Some years the autumn rains arrive late, or they hardly make a presence. During drought years many of these migrants hardly make their presence felt. Some arrive but soon depart if feeding conditions are insufficient for successful breeding. But when the rains come they make the most of it, producing offspring before the summer drought arrives in July.
Burst of waterbird activity with the arrival of the rains
The White Stork, until recently, behaved very much like the migrants I have described. Many still do. The Iberian birds migrate south in July and early August, crossing the Strait of Gibraltar in huge numbers. They cross the Sahara and arrive in Mali, Nigeria, Upper Volta and Ghana at the start of the wet season. Then they start to return across the Strait of Gibraltar in October and continue to pass into January by which time the southern birds are on the nesting sites. West European storks pass later in the spring.
But in the past two decades many White Storks have changed their behaviour. They have become resident and manage to cope with the summer drought by living off open refuse tips where they find sufficient food. You can always tell them from the others as their plumage is usually badly stained. The White Storks in these photographs are now with eggs. They are birds breeding in the marismas and appear not to be regular visitors to such tips as their plumage is immaculate. They are among the early arrivals from Africa and are now well established in the breeding grounds.
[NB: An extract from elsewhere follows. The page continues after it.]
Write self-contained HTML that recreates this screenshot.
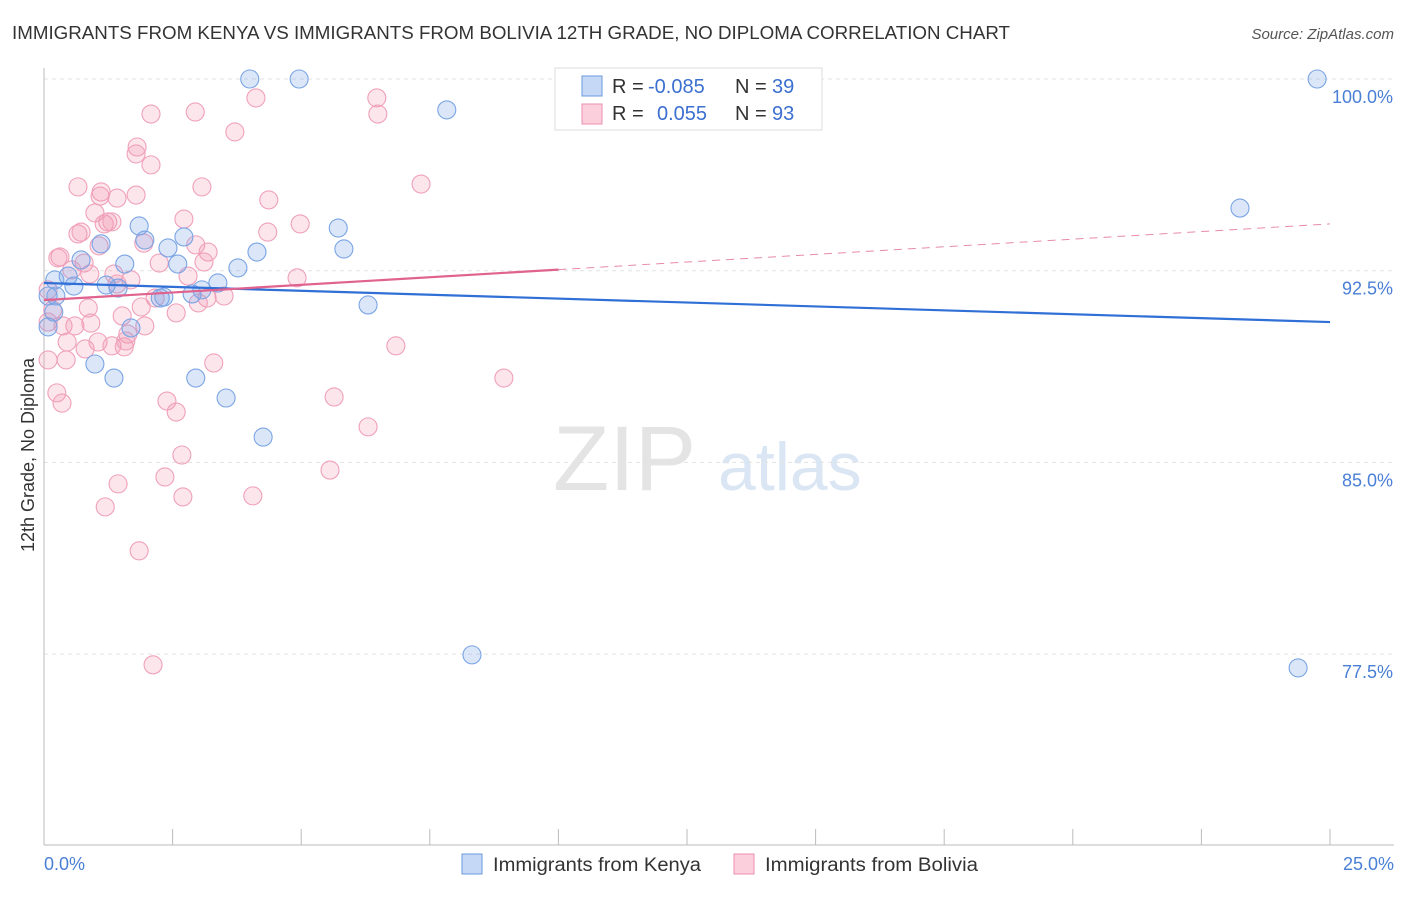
<!DOCTYPE html>
<html><head><meta charset="utf-8"><style>
body{margin:0;background:#fff;font-family:"Liberation Sans",sans-serif;}
svg text{font-family:"Liberation Sans",sans-serif;}
</style></head><body>
<svg width="1406" height="892" xmlns="http://www.w3.org/2000/svg">
<text x="12" y="39" font-size="18" fill="#333" textLength="998" lengthAdjust="spacingAndGlyphs">IMMIGRANTS FROM KENYA VS IMMIGRANTS FROM BOLIVIA 12TH GRADE, NO DIPLOMA CORRELATION CHART</text>
<text x="1394" y="39" font-size="15" fill="#555" text-anchor="end" font-style="italic">Source: ZipAtlas.com</text>
<text x="553" y="490" font-size="92" fill="#e4e4e4" font-family="Liberation Serif">ZIP</text>
<text x="718" y="490" font-size="68" fill="#dbe6f5">atlas</text>
<text transform="translate(34,455) rotate(-90)" font-size="18" fill="#333" text-anchor="middle">12th Grade, No Diploma</text>
<g id="grid"></g>
<line x1="44" y1="68" x2="44" y2="845" stroke="#bbb"/>
<line x1="44" y1="845" x2="1394" y2="845" stroke="#bbb"/>
<g id="xticks"></g>
<text x="44" y="870" font-size="18" fill="#4a7fd6">0.0%</text>
<text x="1394" y="870" font-size="18" fill="#4a7fd6" text-anchor="end">25.0%</text>
<g id="pts"></g>
<g id="lines"></g>
<g>
<rect x="555" y="68" width="267" height="62" fill="#fff" stroke="#ddd"/>
<rect x="582" y="76" width="20" height="20" fill="#c5d8f5" stroke="#6b9ae0"/>
<rect x="582" y="104" width="20" height="20" fill="#fbd0dc" stroke="#ec8fae"/>
<text y="93" font-size="20" fill="#333"><tspan x="612">R =</tspan><tspan x="648" fill="#3b6fd0">-0.085</tspan><tspan x="735">N =</tspan><tspan x="772" fill="#3b6fd0">39</tspan></text>
<text y="120" font-size="20" fill="#333"><tspan x="612">R =</tspan><tspan x="657" fill="#3b6fd0">0.055</tspan><tspan x="735">N =</tspan><tspan x="772" fill="#3b6fd0">93</tspan></text>
</g>
<g>
<rect x="462" y="854" width="20" height="20" fill="#c5d8f5" stroke="#6b9ae0"/>
<text x="493" y="871" font-size="19" fill="#333" textLength="208" lengthAdjust="spacingAndGlyphs">Immigrants from Kenya</text>
<rect x="734" y="854" width="20" height="20" fill="#fbd0dc" stroke="#ec8fae"/>
<text x="765" y="871" font-size="19" fill="#333" textLength="213" lengthAdjust="spacingAndGlyphs">Immigrants from Bolivia</text>
</g>
</svg>
<script>
const yTicks=[100,92.5,85,77.5];
const yTickLabels=["100.0%","92.5%","85.0%","77.5%"];
const xTickVals=[0,2.5,5,7.5,10,12.5,15,17.5,20,22.5,25];
const kenyaX=[4.00,4.96,7.83,24.75,23.25,1.85,1.96,1.11,2.41,2.72,4.14,5.72,5.83,0.72,1.57,2.60,3.77,0.47,0.21,1.21,0.58,1.44,3.38,3.07,2.26,2.88,0.08,0.23,2.33,6.30,0.19,0.08,1.69,0.99,1.36,2.95,3.54,4.26,8.32,24.38];
const kenyaY=[100,100,98.79,100,94.95,94.25,93.70,93.55,93.39,93.82,93.23,94.17,93.35,92.92,92.76,92.76,92.61,92.29,92.14,91.94,91.90,91.82,92.02,91.75,91.43,91.59,91.51,91.51,91.47,91.16,90.88,90.30,90.26,88.85,88.30,88.30,87.52,85.99,77.47,76.96];
const boliviaX=[2.08,2.94,4.12,6.47,6.49,3.71,1.81,1.79,2.08,0.66,1.11,1.09,1.79,1.42,3.07,4.37,7.33,0.99,1.24,1.17,1.32,2.72,4.98,0.66,0.72,4.35,1.94,1.07,2.95,3.19,0.31,0.27,0.78,2.24,3.11,0.54,0.89,1.36,1.69,2.80,4.92,1.42,2.16,3.17,3.50,3.00,1.89,0.86,2.57,1.52,0.17,0.08,0.60,0.37,0.91,1.96,1.63,0.45,1.05,1.32,1.56,1.59,0.80,6.84,0.08,0.43,3.30,8.94,0.25,0.35,2.39,5.64,2.57,6.30,2.68,5.56,2.35,1.44,2.70,4.06,1.19,1.85,2.12,0.08];
const boliviaY=[98.63,98.71,99.26,99.26,98.63,97.93,97.34,97.07,96.64,95.78,95.58,95.42,95.46,95.34,95.78,95.27,95.89,94.76,94.41,94.33,94.41,94.52,94.33,93.94,94.01,94.01,93.58,93.47,93.51,93.23,93.04,93.00,92.80,92.80,92.84,92.53,92.37,92.37,92.14,92.29,92.22,91.98,91.43,91.43,91.51,91.24,91.08,91.04,90.85,90.73,90.96,90.49,90.34,90.34,90.45,90.34,90.02,89.71,89.71,89.56,89.52,89.75,89.44,89.56,89.01,89.01,88.89,88.30,87.72,87.32,87.40,87.56,86.97,86.39,85.29,84.70,84.43,84.16,83.65,83.69,83.26,81.54,77.08,91.75];
const kenyaTrend=[92.02,90.49];
const boliviaTrend=[91.35,94.33];
const boliviaSolidEnd=[10];
const NS="http://www.w3.org/2000/svg";
const X=v=>44+v/25*1286;
const Y=v=>79+(100-v)/7.5*191.7;
function mk(t,a,p){const e=document.createElementNS(NS,t);for(const k in a)e.setAttribute(k,a[k]);p.appendChild(e);return e;}
const grid=document.getElementById('grid');
yTicks.forEach((t,i)=>{
 const l=mk('line',{x1:44,x2:1394,y1:Y(t),y2:Y(t),stroke:'#e2e2e2','stroke-dasharray':'4,4'},grid);
 
 
 const tx=mk('text',{x:1393,y:Y(t)+24,'font-size':18,fill:'#4a7fd6','text-anchor':'end'},grid);
 tx.textContent=yTickLabels[i];
 
 
});
const xt=document.getElementById('xticks');
xTickVals.forEach(v=>{
 const l=mk('line',{x1:X(v),x2:X(v),y1:829,y2:845,stroke:'#bbb'},xt);
 
 
});
const pts=document.getElementById('pts');
boliviaX.forEach((x,i)=>{
 const c=mk('circle',{cx:X(x),cy:Y(boliviaY[i]),r:9,fill:'rgba(240,140,170,0.22)',stroke:'#f0a0ba','stroke-width':1.1},pts);
 
 
});
kenyaX.forEach((x,i)=>{
 const c=mk('circle',{cx:X(x),cy:Y(kenyaY[i]),r:9,fill:'rgba(110,160,230,0.25)',stroke:'#7aa4e4','stroke-width':1.1},pts);
 
 
});
const lg=document.getElementById('lines');
const bl=mk('line',{x1:X(0),y1:Y(kenyaTrend[0]),x2:X(25),y2:Y(kenyaTrend[1]),stroke:'#2f6fd6','stroke-width':2.2},lg);


const pAt=v=>boliviaTrend[0]+(boliviaTrend[1]-boliviaTrend[0])*v/25;
const pl=mk('line',{x1:X(0),y1:Y(pAt(0)),x2:X(boliviaSolidEnd[0]),y2:Y(pAt(boliviaSolidEnd[0])),stroke:'#e0628e','stroke-width':2.2},lg);


const pd=mk('line',{x1:X(boliviaSolidEnd[0]),y1:Y(pAt(boliviaSolidEnd[0])),x2:X(25),y2:Y(pAt(25)),stroke:'#e88aa8','stroke-width':1,'stroke-dasharray':'8,6'},lg);


</script>
</body></html>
Black Storks (this one photographed on the 12th February) are scarcer than White Storks, although numbers have increased significantly in recent years. They don't frequent rubbish tips and most are migratory although a few winter in the marismas. They don't breed here but pass through and stop to feed. Curiously, Black Storks are more widely distributed than Whites, breeding across Eurasia into the Far East. The White Stork, on the other hand, is practically confined as a breeding bird to the Western Palaearctic.